All the theory sounded great, but actually making it happen turned out to be a tremendous mental battle. Driving the Hyundai on the wet, crowned roads of the Northwest was about as similar to driving the Rally Beater in the desert as driving a forklift is to flying a helicopter. In our two hours of practice, I only did it right about five times and came so close to running over our fearless photographer Tim McKinney that I could literally smell the brand of shampoo he had used that morning. Yeah, we're going to win...
O'Neil's classes are all at least two days, because, as he explained, you need to let the new technique sink into your head for a night before it can click and work properly. Sure enough, after two nights of mentally driving those same gravel roads, I took off down the first stage and everything clicked. The first real stage was an amazing, flowing roller coaster of gravel. Nobody had told the organizers about Jacquot's pre-race victory proclamation, so we started dead last. This meant there were plenty of tracks for us to follow. The fast line, it appeared, was the one where you drop the inside front wheel off the inside of the road. I tried, and sure enough, cornering on the skidplate seemed to work quite well.
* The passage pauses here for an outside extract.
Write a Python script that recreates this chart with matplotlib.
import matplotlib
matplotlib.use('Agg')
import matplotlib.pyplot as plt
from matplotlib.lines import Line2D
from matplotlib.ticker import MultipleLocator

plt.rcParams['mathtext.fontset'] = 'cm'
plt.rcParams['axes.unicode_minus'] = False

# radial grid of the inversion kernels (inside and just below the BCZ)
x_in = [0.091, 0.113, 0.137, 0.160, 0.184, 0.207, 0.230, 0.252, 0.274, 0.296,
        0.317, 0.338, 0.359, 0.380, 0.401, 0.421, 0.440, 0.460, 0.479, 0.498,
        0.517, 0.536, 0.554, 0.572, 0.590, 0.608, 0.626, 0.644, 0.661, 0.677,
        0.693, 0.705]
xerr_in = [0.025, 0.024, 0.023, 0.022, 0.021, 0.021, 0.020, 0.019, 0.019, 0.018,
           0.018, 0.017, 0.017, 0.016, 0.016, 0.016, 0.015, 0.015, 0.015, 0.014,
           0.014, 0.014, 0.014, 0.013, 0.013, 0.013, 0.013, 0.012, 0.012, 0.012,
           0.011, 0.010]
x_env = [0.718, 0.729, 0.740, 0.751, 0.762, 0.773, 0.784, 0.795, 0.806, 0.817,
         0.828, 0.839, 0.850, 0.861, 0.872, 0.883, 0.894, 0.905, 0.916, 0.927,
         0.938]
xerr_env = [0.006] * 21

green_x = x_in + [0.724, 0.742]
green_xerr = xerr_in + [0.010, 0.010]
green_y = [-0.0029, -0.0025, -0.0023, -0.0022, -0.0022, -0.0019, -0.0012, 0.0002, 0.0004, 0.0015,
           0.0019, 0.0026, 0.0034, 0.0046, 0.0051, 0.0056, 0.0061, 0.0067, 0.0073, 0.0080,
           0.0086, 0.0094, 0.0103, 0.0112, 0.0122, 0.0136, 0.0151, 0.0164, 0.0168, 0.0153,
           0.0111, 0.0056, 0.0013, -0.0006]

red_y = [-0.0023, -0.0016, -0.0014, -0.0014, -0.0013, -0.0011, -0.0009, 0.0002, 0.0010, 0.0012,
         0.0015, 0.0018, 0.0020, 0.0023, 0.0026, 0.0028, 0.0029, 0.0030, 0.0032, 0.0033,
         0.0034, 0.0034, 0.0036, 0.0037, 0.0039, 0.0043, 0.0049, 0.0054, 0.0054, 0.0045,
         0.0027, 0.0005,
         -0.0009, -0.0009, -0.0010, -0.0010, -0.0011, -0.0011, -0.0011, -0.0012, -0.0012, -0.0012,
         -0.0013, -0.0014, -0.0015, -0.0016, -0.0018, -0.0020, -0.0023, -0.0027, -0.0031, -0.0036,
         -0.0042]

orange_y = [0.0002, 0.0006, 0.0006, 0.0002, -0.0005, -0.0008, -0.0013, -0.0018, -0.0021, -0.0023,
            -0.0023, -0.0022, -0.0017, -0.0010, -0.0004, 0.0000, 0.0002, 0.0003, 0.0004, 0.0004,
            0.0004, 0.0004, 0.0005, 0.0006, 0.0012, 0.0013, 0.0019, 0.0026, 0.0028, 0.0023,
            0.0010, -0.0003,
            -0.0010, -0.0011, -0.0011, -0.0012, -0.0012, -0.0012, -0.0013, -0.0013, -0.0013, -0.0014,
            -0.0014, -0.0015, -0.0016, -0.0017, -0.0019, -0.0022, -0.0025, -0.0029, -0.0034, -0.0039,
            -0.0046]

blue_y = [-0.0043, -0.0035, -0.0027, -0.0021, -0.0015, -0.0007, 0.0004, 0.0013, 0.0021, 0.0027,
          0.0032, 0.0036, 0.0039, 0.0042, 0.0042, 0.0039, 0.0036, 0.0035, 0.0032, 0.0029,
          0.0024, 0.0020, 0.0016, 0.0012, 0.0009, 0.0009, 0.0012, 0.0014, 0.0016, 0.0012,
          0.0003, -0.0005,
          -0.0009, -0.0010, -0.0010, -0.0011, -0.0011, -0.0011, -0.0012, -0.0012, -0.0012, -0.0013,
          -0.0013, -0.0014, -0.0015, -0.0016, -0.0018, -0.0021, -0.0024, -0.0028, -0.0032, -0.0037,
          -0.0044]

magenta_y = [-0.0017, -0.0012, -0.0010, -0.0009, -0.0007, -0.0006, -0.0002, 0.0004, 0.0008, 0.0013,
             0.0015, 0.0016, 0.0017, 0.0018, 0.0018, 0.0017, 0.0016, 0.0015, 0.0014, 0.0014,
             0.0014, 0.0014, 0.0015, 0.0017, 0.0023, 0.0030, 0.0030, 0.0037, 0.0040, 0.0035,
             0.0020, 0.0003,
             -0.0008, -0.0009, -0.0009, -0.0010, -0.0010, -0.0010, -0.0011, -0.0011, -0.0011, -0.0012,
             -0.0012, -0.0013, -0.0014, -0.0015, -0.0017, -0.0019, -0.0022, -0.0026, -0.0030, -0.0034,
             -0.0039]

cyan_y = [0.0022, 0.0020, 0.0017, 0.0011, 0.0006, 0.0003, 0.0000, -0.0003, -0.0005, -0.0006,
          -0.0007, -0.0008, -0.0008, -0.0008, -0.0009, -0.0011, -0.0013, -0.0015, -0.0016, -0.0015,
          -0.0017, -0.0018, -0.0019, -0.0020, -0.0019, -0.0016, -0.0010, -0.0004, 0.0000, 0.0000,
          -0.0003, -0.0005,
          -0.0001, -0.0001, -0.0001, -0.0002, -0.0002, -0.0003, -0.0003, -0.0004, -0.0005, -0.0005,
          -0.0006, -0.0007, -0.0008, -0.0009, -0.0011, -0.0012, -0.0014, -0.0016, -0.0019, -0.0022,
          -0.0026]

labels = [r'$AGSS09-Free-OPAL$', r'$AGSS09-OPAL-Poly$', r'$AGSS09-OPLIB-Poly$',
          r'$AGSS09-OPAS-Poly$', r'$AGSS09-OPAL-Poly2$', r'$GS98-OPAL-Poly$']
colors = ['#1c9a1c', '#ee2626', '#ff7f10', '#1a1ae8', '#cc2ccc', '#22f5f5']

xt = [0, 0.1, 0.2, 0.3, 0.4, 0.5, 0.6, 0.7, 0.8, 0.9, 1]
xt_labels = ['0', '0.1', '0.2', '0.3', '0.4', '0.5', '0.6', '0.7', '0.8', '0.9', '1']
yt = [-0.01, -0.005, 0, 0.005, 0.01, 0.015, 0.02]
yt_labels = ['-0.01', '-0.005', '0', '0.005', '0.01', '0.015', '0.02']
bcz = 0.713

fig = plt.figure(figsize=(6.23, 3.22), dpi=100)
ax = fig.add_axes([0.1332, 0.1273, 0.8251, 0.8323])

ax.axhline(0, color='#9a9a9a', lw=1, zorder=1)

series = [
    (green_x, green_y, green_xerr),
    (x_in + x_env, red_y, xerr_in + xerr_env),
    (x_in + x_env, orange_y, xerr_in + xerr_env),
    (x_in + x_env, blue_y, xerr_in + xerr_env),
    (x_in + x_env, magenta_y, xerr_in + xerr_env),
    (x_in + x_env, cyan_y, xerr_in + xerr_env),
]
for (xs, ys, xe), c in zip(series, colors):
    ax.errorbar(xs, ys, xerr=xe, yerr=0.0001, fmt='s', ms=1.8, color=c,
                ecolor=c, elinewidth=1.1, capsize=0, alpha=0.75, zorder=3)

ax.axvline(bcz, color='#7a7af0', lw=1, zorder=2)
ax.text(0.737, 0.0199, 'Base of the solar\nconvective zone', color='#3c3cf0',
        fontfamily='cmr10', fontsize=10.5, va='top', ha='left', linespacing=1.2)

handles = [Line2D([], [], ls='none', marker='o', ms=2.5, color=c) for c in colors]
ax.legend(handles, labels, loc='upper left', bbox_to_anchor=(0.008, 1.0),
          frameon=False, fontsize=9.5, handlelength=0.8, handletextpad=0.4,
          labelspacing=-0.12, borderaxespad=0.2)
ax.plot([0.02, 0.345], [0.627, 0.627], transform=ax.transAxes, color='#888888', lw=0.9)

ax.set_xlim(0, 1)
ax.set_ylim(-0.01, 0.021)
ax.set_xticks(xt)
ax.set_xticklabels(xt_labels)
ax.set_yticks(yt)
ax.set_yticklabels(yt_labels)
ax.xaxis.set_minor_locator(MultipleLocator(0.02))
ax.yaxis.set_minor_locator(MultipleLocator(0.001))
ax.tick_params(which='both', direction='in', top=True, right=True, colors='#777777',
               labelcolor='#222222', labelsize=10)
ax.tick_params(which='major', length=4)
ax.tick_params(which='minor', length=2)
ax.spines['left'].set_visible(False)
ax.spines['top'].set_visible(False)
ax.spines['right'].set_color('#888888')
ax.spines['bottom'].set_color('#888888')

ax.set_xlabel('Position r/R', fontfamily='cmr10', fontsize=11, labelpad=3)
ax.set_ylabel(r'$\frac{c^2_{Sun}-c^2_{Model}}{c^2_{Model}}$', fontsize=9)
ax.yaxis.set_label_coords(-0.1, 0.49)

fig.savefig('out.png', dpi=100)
Oregon's weather conspired to make driving very interesting indeed, alternating from rain to snow to sun and back again several times during each stage. Turning big, tall rally tires with its stock engine and gearing, the Tiburon was not exactly what you would call a powerhouse, but it withstood a most severe beating with nary a hiccup. In total, the poor engine must have spent 10 minutes on the rev limiter. With my left foot on the brakes all the time, getting over to the clutch to grab third gear was simply too much for my haggard mind to handle, so instead, I rode second gear through most of the rally. Despite being ridden so hard, our only mechanical problem was a rear brake line that started leaking two stages from the end. With only four minutes to effect repairs, O'Neil and crew simply blocked off the offending line with some pliers and we finished on three brakes. As for Jacqot's victory prediction? He was right.